# [Stated exercise]
The lines to extract run from the first line of the material below to the line containing "plt.rcParams['font.family'] = ['Liberation", both included; leave the pictures behind.

# [Given information]
Begin

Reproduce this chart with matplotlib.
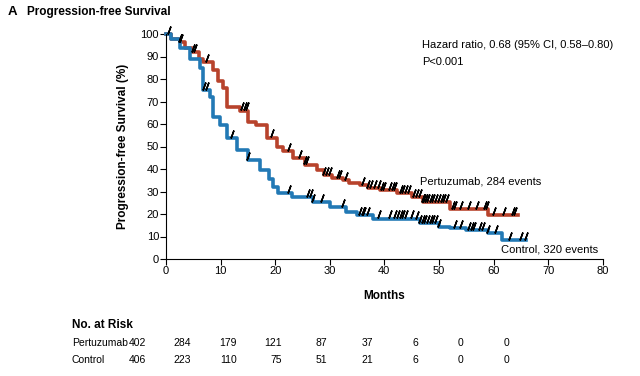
import matplotlib
matplotlib.use('Agg')
import matplotlib.pyplot as plt
import numpy as np

plt.rcParams['font.family'] = ['Liberation Sans', 'DejaVu Sans']

############# data ##################################
# step curves: (months, percent) at each change
pert_t = [0, 1.0, 2.5, 3.5, 4.8, 6.0, 6.8, 8.6, 9.5, 10.5, 11.1, 13.5, 15, 16.5, 18.5, 20.3, 21.5, 23.3, 25.5, 27.6, 29, 30.5, 32.5, 33.5, 35.5, 37, 39.2, 42.3, 45, 47, 52, 59, 64.5]
pert_s = [100, 98, 96.5, 94, 92, 89, 87.5, 84, 79, 76, 67.5, 66, 61, 59.5, 54, 50, 48, 45, 42, 39.5, 37.5, 36, 35, 34, 33, 31.5, 30.5, 29.3, 27.5, 25.5, 22.2, 19.5, 19.5]
ctrl_t = [0, 1.0, 2.6, 4.4, 6.2, 6.8, 8.0, 8.6, 9.9, 11.1, 13, 15, 17.2, 18.8, 19.6, 20.5, 23, 27, 30, 33, 35, 38, 45.5, 46.5, 50, 52, 55, 59, 61.5, 66]
ctrl_s = [100, 98, 94, 89, 85, 75, 72, 63, 59.5, 53.6, 48.4, 44, 39.5, 35.5, 32, 29.3, 27.7, 25.5, 23.3, 21, 19.5, 18, 17.7, 15.8, 14.4, 13.8, 13, 11.5, 8.5, 8.5]
# censoring times (months)
pert_cens = [0.5, 2.5, 2.8, 5.0, 5.3, 7.5, 14.0, 14.5, 14.8, 19.4, 22.5, 24.5, 25.5, 25.8, 29, 29.5, 30, 31.5, 31.8, 33, 36, 37, 37.5, 38.2, 39, 39.5, 40, 41, 41.5, 42, 43, 43.5, 44, 44.5, 45.5, 46, 46.5, 47, 47.3, 47.6, 48, 48.5, 49, 49.5, 50, 50.5, 51, 51.5, 52.5, 53, 54, 55.5, 57, 58.5, 58.8, 60, 62, 63.5, 64]
ctrl_cens = [7.0, 7.5, 12, 15, 22.5, 26, 26.5, 27, 28.5, 32.5, 35.5, 36, 36.3, 37, 39, 41, 42, 42.5, 43, 43.5, 44, 45, 46, 46.5, 47, 47.5, 48, 48.5, 49, 49.5, 50, 53, 54, 55.5, 56, 56.5, 57.5, 58, 59, 60.5, 63, 65, 66]
risk_months = [0, 10, 20, 30, 40, 50, 60, 70, 80]
risk_pert = [402, 284, 179, 121, 87, 37, 6, 0, 0]
risk_ctrl = [406, 223, 110, 75, 51, 21, 6, 0, 0]
#####################################################

red = '#b8432c'
blue = '#2279b5'

fig = plt.figure(figsize=(6.4, 3.76), dpi=100)
ax = fig.add_axes([166/640, 1-259/376, (602.7-166)/640, (259-34)/376])

def stepval(t, s, x):
    i = np.searchsorted(t, x, side='right') - 1
    return np.array(s)[i]

for t, s, c, cens in [(pert_t, pert_s, red, pert_cens), (ctrl_t, ctrl_s, blue, ctrl_cens)]:
    ax.step(t, s, where='post', color=c, lw=2.6, clip_on=False, zorder=2)
    ax.plot(cens, stepval(t, s, cens) + 1.8, ls='none', marker=(2, 2, -20),
            ms=6, mew=1.1, color='black', clip_on=False, zorder=3)

ax.set_xlim(0, 80)
ax.set_ylim(0, 100)
ax.set_xticks(range(0, 81, 10))
ax.set_yticks(range(0, 101, 10))
ax.spines['top'].set_visible(False)
ax.spines['right'].set_visible(False)
ax.tick_params(direction='out', length=4, width=0.8, labelsize=8, pad=1)
ax.set_xlabel('Months', fontsize=8.5, fontweight='bold', labelpad=10)
ax.set_ylabel('Progression-free Survival (%)', fontsize=8.5, fontweight='bold', labelpad=8)

fig.text(8/640, 1-12/376, 'A', fontsize=9.5, fontweight='bold', va='center')
fig.text(27/640, 1-12/376, 'Progression-free Survival', fontsize=8.5, fontweight='bold', va='center')
fig.text(422/640, 1-45/376, 'Hazard ratio, 0.68 (95% CI, 0.58\u20130.80)', fontsize=8, va='center')
fig.text(422/640, 1-62/376, 'P<0.001', fontsize=8, va='center')
fig.text(420/640, 1-181/376, 'Pertuzumab, 284 events', fontsize=8, va='center')
fig.text(501/640, 1-250/376, 'Control, 320 events', fontsize=8, va='center')

fig.text(72/640, 1-325/376, 'No. at Risk', fontsize=8.5, fontweight='bold', va='center')
fig.text(72/640, 1-343/376, 'Pertuzumab', fontsize=7.5, va='center')
fig.text(72/640, 1-360/376, 'Control', fontsize=7.5, va='center')
for i, m in enumerate(risk_months):
    xr = (146 + 45.4 * i) / 640
    fig.text(xr, 1-343/376, str(risk_pert[i]), fontsize=7.5, va='center', ha='right')
    fig.text(xr, 1-360/376, str(risk_ctrl[i]), fontsize=7.5, va='center', ha='right')

fig.savefig('out.png', dpi=100)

End

# [Response to this exercise]
Reproduce this chart with matplotlib.
import matplotlib
matplotlib.use('Agg')
import matplotlib.pyplot as plt
import numpy as np

plt.rcParams['font.family'] = ['Liberation Sans', 'DejaVu Sans']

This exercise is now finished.